I have seen the following solution used for removing duplicate rows in a DataTable
using LINQ
:
Say if we have a DataTable
with duplicate rows called dt
, then the following statemend apparently does the job:
IEnumerable<DataRow> uniqueContacts = dt.AsEnumerable().Distinct(DataRowComparer.Default);
But this is only removing duplicate rows that are identical. What I want to do is to remove all the rows that have duplicate values of a specific row.

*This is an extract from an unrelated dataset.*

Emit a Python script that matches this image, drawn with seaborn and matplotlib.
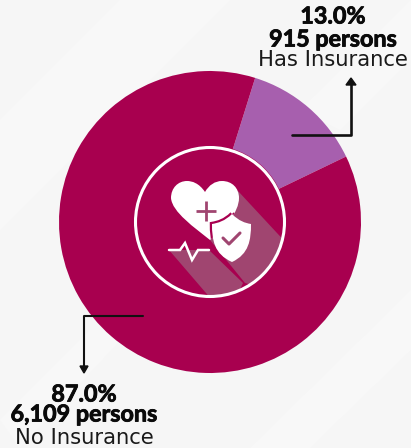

E.g. If we have a datatable with a row called "Email", how can we remove all the rows that have the same email value?
simple way: use GroupBy
:
var uniqueContacts = dt.AsEnumerable()
.GroupBy(x=>x.Field<string>("Email"))
.Select(g=>g.First());
you can also try use Distinct
:
DataTable dt = new DataTable();
dt.Columns.Add("ID");
dt.Columns.Add("FirstName");
dt.Columns.Add("Email");
dt.Rows.Add(1,"Tim","tim@mail.com");
dt.Rows.Add(2,"Tim1","tim@mail.com");
dt.Rows.Add(3,"Tim2","tim2@mail.com");
dt.Rows.Add(4,"Tim3","tim3@mail.com");
dt.AsEnumerable().Distinct(new DataRowComparer()).Dump();
Custom row comparer:
public class DataRowComparer : IEqualityComparer<DataRow>
{
public bool Equals(DataRow t1, DataRow t2)
{
return (t1.Field<string>("Email")==t2.Field<string>("Email"));
}
public int GetHashCode(DataRow t)
{
return t.ToString().GetHashCode();
}
}
http://msdn.microsoft.com/en-us/library/bb338049.aspx